Alexander Hamilton favored a strong federal government. Since he had been born outside the thirteen colonies, he had never developed any intense loyalty to any one state, instead viewing the United States as a whole. He believed that the United States should become an industrial power and wanted a national bank to finance investments and improvements to the infrastructure for that end. Hamilton was also something of an elitist, believing that the people should be guided. Thomas Jefferson was a Virginian. He, like almost everyone at the time, was loyal to his state first and then to the nation. He wanted a weak national government, and believed that state’s rights were paramount. He believed that the United States should have a primarily agricultural economy and distrusted banks. His opinion was that only a republic of sturdy independent farmers could endure. He professed to have great love for the people. Even in personality the two men differed. Hamilton was hyperactive, always making plans and working on projects.

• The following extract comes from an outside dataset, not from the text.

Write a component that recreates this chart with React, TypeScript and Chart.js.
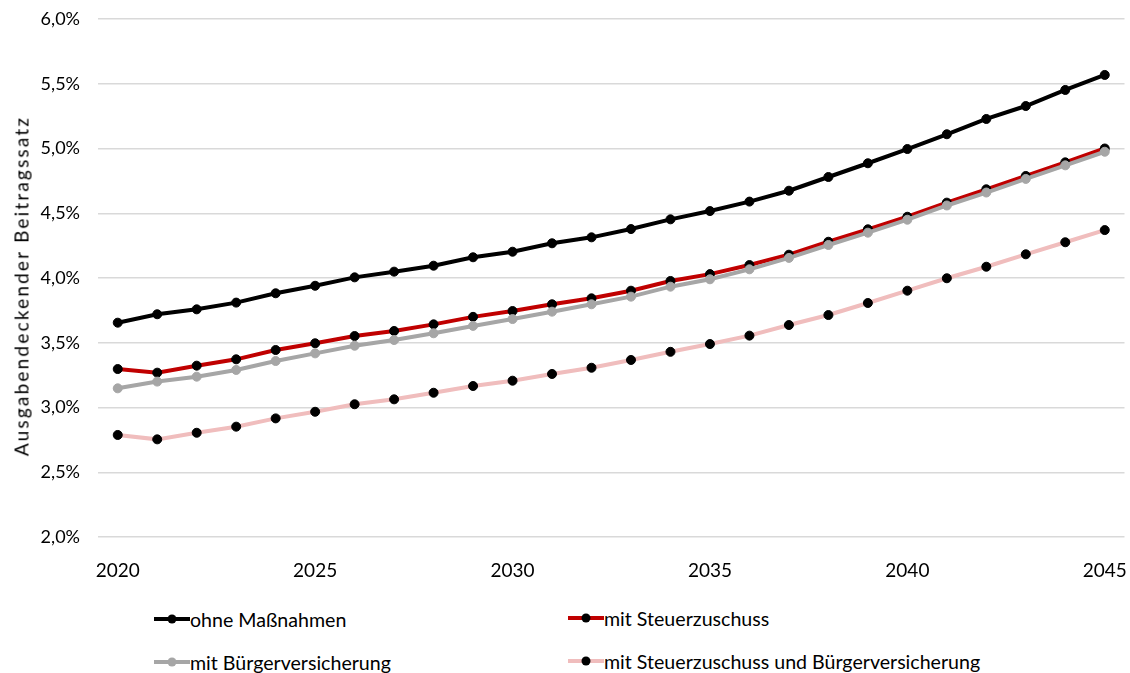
import React, { useEffect, useRef } from "react";
import { Chart, registerables } from "chart.js";

Chart.register(...registerables);

// Years on the x axis
const years = [
  "2020", "2021", "2022", "2023", "2024", "2025", "2026", "2027", "2028",
  "2029", "2030", "2031", "2032", "2033", "2034", "2035", "2036", "2037",
  "2038", "2039", "2040", "2041", "2042", "2043", "2044", "2045",
];

// Expenditure-covering contribution rate in percent, per scenario
const ohneMassnahmen = [
  3.655, 3.72, 3.758, 3.81, 3.882, 3.94, 4.005, 4.049, 4.095, 4.16, 4.203,
  4.268, 4.314, 4.378, 4.453, 4.517, 4.59, 4.674, 4.78, 4.886, 4.996, 5.11,
  5.228, 5.328, 5.452, 5.568,
];
const mitSteuerzuschuss = [
  3.297, 3.269, 3.323, 3.372, 3.444, 3.496, 3.552, 3.591, 3.642, 3.7, 3.745,
  3.797, 3.843, 3.902, 3.977, 4.03, 4.1, 4.18, 4.28, 4.376, 4.473, 4.582,
  4.685, 4.788, 4.893, 5.0,
];
const mitBuergerversicherung = [
  3.148, 3.2, 3.238, 3.29, 3.359, 3.418, 3.477, 3.521, 3.573, 3.63, 3.683,
  3.74, 3.797, 3.856, 3.933, 3.99, 4.067, 4.155, 4.255, 4.35, 4.45, 4.56,
  4.66, 4.765, 4.87, 4.975,
];
const mitBeidem = [
  2.788, 2.754, 2.805, 2.852, 2.916, 2.967, 3.025, 3.063, 3.114, 3.166, 3.207,
  3.259, 3.307, 3.367, 3.43, 3.49, 3.555, 3.637, 3.714, 3.807, 3.902, 3.998,
  4.087, 4.183, 4.276, 4.37,
];

const seriesNames = [
  "ohne Maßnahmen",
  "mit Steuerzuschuss",
  "mit Bürgerversicherung",
  "mit Steuerzuschuss und Bürgerversicherung",
];
const lineColors = ["#000000", "#c00000", "#a6a6a6", "#f0bdbd"];
const pointColors = ["#000000", "#000000", "#a6a6a6", "#000000"];
const drawOrder = [2, 1, 0, 3];
const yAxisTitle = "Ausgabendeckender Beitragssatz";

const FONT = "Lato, 'Open Sans', sans-serif";

function LegendItem({ idx, left, top }: { idx: number; left: number; top: number }) {
  return (
    <div
      style={{
        position: "absolute",
        left,
        top: top - 12,
        height: 24,
        display: "flex",
        alignItems: "center",
        fontFamily: FONT,
        fontSize: 19.6,
        color: "#000",
        whiteSpace: "nowrap",
      }}
    >
      <svg width={36} height={24} style={{ display: "block", marginRight: 0 }}>
        <line x1={0} y1={12} x2={36} y2={12} stroke={lineColors[idx]} strokeWidth={4} />
        <circle cx={18} cy={12} r={4.5} fill={pointColors[idx]} />
      </svg>
      <span>{seriesNames[idx]}</span>
    </div>
  );
}

export default function App() {
  const canvasRef = useRef<HTMLCanvasElement | null>(null);

  useEffect(() => {
    const canvas = canvasRef.current;
    if (!canvas) return;
    const values = [ohneMassnahmen, mitSteuerzuschuss, mitBuergerversicherung, mitBeidem];
    const chart = new Chart(canvas, {
      type: "line",
      data: {
        labels: years,
        datasets: values.map((data, i) => ({
          label: seriesNames[i],
          data,
          borderColor: lineColors[i],
          backgroundColor: pointColors[i],
          pointBackgroundColor: pointColors[i],
          pointBorderColor: pointColors[i],
          borderWidth: 4,
          pointRadius: 4.5,
          pointBorderWidth: 1,
          tension: 0,
          fill: false,
          order: drawOrder[i],
        })),
      },
      options: {
        responsive: false,
        animation: false,
        devicePixelRatio: 1,
        layout: { padding: { top: 19, left: 0, right: 5, bottom: 0 } },
        plugins: {
          legend: { display: false },
          tooltip: { enabled: false },
        },
        scales: {
          x: {
            offset: true,
            grid: { display: false, drawTicks: false },
            border: { display: false },
            ticks: {
              color: "#000",
              font: { family: FONT, size: 19 },
              padding: 22,
              autoSkip: false,
              maxRotation: 0,
              callback: (_v: any, i: number) => (i % 5 === 0 ? years[i] : ""),
            },
            afterFit: (scale: any) => {
              scale.height = 53;
              scale.paddingLeft = 0;
              scale.paddingRight = 0;
            },
          },
          y: {
            min: 2,
            max: 6,
            grid: { color: "#d9d9d9", lineWidth: 1.5, drawTicks: false },
            border: { display: false },
            ticks: {
              stepSize: 0.5,
              color: "#000",
              padding: 18,
              font: { family: FONT, size: 18 },
              callback: (v: any) => Number(v).toFixed(1).replace(".", ",") + "%",
            },
            afterFit: (scale: any) => {
              scale.width = 98;
              scale.paddingTop = 0;
              scale.paddingBottom = 0;
            },
          },
        },
      },
    });
    return () => chart.destroy();
  }, []);

  return (
    <div
      style={{
        position: "absolute",
        left: 0,
        top: 0,
        width: 1130,
        height: 673,
        background: "#fff",
        overflow: "hidden",
      }}
    >
      <canvas ref={canvasRef} width={1130} height={590} style={{ position: "absolute", left: 0, top: 0 }} />
      <div
        style={{
          position: "absolute",
          left: 21,
          top: 286,
          transform: "translate(-50%, -50%) rotate(-90deg)",
          fontFamily: FONT,
          fontSize: 19,
          letterSpacing: 2.2,
          whiteSpace: "nowrap",
          color: "#000",
        }}
      >
        {yAxisTitle}
      </div>
      <LegendItem idx={0} left={154} top={619} />
      <LegendItem idx={1} left={568} top={618} />
      <LegendItem idx={2} left={154} top={662} />
      <LegendItem idx={3} left={568} top={661} />
    </div>
  );
}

Jefferson was more laid back, in some ways even lazy. In foreign policy, Hamilton favored an alliance with the British on the grounds of common culture and trade. Jefferson wanted to support France as a fellow republic after their revolution. The two men caused Washington quite a lot of trouble with their endless bickering, especially when the newspapers they were financing starting to attack each other. Soon the followers of Hamilton were calling themselves Federalists while Jefferson’s supporters were the Democratic-Republicans.
The one thing that Hamilton and Jefferson did agree on was that Washington should run again. The country was still too young and things were still too unsettled to go without Washington’s guidance. Washington reluctantly agreed. All thirteen of the original states were able to participate in this election and Vermont and Kentucky had been added to the Union so there were 132 electoral votes. All 132 electors cast one of their votes for Washington, giving him a unanimous vote for President. With their second vote, they gave John Adams 77 votes, making him Vice-President again. George Clinton received 50 votes.